> [Task to carry out]:
Give the number of lines in the listing below that include the word "this", with nothing more.

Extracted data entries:
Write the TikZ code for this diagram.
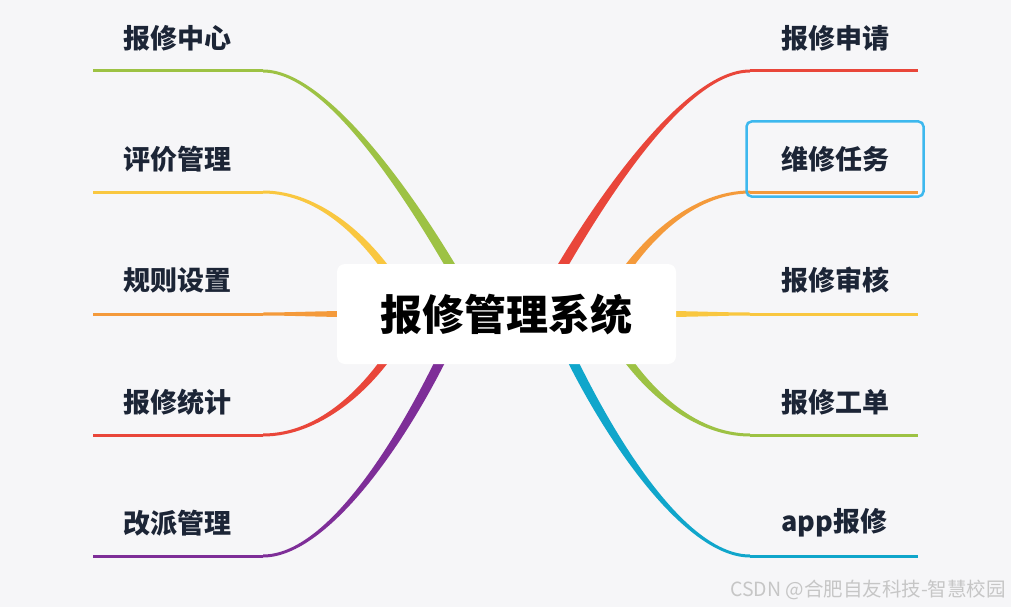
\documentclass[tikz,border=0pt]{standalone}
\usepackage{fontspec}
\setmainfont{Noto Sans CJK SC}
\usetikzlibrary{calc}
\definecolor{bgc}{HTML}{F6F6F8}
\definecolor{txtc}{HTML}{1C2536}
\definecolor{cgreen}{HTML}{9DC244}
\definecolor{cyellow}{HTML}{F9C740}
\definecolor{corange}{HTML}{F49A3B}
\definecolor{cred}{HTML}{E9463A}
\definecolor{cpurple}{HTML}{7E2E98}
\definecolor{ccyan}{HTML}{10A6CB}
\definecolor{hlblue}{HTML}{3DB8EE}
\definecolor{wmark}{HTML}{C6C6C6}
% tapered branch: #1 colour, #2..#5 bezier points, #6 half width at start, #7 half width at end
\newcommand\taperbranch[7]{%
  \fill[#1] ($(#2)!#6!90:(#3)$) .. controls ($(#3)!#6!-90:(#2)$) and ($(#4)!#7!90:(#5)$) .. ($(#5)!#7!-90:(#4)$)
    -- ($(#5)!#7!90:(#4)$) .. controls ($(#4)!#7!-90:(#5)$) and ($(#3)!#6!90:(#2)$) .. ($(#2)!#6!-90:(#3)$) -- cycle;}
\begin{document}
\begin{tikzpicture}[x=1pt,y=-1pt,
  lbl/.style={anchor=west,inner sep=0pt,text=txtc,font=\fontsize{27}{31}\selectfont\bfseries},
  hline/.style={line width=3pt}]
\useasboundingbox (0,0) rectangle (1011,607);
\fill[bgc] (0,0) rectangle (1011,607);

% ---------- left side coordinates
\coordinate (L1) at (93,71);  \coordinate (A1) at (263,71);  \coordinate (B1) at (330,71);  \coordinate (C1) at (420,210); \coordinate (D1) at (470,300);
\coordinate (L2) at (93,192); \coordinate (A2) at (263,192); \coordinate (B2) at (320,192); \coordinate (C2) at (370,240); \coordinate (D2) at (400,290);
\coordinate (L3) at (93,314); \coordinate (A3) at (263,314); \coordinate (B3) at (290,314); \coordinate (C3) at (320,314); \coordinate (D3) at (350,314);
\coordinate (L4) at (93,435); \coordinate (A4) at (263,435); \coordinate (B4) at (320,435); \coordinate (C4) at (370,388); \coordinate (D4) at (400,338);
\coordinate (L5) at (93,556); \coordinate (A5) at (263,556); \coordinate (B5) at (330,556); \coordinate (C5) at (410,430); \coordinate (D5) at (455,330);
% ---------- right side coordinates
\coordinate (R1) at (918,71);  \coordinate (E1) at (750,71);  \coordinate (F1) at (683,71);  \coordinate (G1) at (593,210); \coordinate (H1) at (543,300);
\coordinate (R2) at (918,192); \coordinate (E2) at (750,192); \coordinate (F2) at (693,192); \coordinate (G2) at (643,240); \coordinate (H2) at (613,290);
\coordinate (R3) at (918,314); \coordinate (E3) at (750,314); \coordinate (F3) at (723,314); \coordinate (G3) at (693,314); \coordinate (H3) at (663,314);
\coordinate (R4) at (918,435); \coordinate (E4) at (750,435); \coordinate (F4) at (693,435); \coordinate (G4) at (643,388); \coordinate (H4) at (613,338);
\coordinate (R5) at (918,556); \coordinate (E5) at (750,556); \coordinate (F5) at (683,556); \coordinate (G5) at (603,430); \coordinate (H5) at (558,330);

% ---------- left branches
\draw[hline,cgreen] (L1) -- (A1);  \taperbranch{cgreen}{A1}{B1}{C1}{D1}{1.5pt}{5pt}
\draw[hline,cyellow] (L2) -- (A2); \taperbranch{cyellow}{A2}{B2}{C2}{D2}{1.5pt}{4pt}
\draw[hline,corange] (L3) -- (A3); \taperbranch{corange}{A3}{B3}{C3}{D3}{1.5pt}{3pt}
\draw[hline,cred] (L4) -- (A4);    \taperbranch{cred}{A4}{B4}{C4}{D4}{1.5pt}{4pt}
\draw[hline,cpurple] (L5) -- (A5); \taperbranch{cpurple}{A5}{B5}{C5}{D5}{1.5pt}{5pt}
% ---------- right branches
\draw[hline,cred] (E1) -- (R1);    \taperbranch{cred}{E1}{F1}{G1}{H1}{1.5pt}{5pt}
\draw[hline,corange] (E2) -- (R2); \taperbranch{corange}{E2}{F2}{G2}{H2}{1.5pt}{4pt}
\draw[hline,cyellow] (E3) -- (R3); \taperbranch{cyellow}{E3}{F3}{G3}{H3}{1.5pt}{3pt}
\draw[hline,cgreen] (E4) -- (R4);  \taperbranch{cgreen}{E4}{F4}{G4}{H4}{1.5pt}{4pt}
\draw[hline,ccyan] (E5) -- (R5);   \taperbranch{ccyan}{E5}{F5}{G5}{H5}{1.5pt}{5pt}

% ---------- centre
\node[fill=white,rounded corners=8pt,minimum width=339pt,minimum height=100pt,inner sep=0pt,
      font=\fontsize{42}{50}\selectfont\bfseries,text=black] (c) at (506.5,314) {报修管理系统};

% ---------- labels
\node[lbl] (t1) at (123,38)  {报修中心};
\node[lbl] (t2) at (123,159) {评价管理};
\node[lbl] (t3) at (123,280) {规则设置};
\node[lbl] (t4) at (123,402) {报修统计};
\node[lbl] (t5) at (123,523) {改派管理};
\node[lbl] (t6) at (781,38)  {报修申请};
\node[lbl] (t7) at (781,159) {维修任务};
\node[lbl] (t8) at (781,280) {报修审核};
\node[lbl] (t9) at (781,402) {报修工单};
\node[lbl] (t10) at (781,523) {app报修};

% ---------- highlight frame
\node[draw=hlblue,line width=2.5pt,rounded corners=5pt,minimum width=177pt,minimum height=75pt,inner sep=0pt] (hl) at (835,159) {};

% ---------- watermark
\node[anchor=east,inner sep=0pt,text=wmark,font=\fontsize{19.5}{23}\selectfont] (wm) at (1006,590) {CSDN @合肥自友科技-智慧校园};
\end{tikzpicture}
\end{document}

---

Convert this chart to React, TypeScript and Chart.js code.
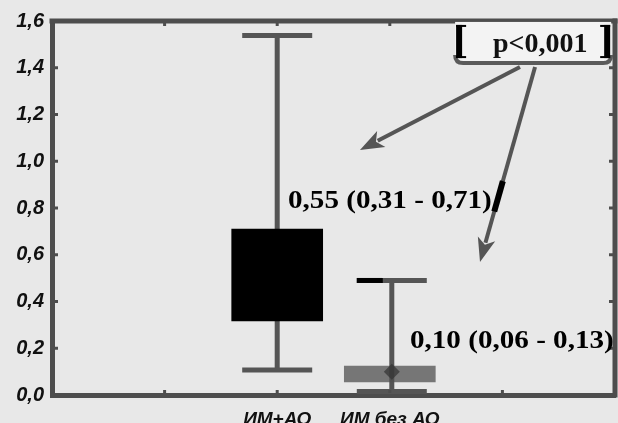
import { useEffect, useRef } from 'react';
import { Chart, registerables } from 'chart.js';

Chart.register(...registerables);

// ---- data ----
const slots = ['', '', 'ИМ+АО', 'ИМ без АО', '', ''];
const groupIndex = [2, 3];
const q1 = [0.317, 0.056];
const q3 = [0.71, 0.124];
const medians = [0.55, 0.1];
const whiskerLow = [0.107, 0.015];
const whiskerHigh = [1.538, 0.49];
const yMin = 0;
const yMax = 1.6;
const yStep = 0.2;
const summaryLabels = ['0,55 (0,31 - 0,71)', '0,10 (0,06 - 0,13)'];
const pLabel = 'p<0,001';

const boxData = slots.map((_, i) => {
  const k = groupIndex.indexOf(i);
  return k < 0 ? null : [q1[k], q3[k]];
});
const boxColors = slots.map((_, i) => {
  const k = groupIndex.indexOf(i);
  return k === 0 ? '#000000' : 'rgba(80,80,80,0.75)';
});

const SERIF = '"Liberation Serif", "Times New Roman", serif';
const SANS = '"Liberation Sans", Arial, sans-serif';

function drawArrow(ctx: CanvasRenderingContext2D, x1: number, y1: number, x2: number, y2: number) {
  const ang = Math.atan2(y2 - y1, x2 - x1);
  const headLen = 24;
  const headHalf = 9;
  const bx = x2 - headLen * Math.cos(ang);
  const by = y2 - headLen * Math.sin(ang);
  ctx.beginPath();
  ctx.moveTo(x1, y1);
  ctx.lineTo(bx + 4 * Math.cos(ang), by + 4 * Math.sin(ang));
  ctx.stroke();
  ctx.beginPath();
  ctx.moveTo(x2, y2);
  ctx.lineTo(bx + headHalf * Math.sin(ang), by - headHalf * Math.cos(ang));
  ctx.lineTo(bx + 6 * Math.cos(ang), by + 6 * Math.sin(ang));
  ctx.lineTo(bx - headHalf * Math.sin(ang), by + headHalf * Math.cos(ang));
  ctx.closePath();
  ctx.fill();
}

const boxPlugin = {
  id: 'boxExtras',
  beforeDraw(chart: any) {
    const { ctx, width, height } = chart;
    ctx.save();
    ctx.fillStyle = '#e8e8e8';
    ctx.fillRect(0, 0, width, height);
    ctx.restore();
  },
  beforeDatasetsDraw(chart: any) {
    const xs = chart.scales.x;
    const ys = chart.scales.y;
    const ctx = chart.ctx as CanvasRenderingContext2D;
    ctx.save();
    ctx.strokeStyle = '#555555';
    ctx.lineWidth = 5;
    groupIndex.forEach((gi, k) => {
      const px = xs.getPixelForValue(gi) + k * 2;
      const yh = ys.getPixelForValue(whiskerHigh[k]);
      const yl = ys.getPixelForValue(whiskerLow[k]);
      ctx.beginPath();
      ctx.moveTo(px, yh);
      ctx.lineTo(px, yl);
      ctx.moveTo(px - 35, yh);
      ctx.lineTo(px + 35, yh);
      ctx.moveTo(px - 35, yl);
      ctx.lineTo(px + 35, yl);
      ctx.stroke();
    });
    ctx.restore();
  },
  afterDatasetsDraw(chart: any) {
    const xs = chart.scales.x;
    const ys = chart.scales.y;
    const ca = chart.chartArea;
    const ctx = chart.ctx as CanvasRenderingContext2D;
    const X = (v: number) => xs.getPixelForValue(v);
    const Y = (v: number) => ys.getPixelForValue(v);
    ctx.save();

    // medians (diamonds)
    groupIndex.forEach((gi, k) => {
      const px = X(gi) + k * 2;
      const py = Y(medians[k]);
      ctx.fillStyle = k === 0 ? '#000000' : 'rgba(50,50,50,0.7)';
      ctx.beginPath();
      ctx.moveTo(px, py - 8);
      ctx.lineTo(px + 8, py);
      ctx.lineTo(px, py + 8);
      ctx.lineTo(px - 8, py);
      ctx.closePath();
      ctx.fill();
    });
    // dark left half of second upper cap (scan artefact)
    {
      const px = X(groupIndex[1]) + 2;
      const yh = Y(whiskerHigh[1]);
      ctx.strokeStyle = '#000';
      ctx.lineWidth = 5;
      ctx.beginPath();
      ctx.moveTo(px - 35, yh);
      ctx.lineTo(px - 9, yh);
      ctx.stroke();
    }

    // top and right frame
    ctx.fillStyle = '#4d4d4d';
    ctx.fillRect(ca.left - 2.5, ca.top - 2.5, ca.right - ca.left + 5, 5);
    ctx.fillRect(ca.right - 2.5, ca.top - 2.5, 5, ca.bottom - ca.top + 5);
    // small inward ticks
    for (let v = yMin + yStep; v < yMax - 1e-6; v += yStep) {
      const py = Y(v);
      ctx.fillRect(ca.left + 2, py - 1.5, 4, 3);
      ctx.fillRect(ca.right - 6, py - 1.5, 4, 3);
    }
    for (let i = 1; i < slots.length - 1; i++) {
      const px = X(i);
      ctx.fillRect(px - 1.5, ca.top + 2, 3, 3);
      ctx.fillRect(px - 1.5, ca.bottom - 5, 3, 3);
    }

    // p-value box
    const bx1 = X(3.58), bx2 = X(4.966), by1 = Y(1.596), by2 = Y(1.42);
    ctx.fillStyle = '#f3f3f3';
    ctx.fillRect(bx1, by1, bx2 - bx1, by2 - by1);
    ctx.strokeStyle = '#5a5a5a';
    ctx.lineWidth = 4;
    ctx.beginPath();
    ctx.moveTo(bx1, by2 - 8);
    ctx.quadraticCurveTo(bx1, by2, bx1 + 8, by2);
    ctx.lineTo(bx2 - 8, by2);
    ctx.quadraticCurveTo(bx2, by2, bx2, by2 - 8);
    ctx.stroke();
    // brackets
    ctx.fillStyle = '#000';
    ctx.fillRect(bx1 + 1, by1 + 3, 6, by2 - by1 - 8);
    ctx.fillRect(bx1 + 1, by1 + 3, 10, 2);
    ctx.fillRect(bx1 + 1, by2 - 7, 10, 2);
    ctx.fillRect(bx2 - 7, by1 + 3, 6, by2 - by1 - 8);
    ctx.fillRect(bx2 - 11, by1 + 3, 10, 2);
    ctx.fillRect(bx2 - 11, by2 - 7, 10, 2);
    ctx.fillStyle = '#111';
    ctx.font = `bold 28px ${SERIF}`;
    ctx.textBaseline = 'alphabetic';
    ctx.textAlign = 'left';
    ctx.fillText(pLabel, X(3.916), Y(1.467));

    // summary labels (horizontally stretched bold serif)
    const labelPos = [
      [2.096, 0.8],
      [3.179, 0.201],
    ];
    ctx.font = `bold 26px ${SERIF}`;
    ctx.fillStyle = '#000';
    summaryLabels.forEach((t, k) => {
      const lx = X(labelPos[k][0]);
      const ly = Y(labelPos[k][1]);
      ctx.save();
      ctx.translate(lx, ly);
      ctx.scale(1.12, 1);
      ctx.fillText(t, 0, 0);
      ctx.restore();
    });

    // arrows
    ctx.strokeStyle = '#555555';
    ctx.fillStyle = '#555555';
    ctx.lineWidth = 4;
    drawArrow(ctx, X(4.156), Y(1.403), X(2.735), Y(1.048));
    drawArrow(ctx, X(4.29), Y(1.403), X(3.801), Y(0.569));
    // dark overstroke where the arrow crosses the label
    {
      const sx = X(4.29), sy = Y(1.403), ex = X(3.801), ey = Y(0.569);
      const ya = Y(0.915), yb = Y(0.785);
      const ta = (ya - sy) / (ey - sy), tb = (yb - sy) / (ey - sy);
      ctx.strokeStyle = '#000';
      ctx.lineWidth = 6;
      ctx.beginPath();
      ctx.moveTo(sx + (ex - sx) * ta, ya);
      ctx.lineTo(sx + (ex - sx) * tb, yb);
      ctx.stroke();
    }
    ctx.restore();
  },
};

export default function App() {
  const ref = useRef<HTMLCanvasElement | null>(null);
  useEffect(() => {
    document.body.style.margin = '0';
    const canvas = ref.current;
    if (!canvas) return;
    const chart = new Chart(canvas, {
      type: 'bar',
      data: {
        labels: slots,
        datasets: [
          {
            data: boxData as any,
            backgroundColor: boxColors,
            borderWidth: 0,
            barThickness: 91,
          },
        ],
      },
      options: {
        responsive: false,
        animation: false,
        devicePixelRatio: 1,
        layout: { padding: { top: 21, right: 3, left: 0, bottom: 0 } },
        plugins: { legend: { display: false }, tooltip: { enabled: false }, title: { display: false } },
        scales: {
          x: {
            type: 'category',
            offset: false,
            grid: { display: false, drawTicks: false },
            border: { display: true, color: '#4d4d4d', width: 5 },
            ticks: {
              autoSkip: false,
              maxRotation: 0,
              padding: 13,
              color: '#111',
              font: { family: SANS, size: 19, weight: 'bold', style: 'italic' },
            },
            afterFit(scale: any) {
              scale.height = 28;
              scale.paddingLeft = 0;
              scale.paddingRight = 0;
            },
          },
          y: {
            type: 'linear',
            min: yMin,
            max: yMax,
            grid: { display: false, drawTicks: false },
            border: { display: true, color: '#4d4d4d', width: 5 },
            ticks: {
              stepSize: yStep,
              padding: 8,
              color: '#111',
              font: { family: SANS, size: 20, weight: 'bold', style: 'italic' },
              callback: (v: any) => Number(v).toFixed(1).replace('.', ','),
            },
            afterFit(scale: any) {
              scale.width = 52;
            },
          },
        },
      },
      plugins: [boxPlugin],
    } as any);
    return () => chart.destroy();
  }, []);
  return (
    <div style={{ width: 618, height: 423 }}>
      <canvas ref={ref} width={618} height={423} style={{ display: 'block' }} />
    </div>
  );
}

> [Correct response]:
2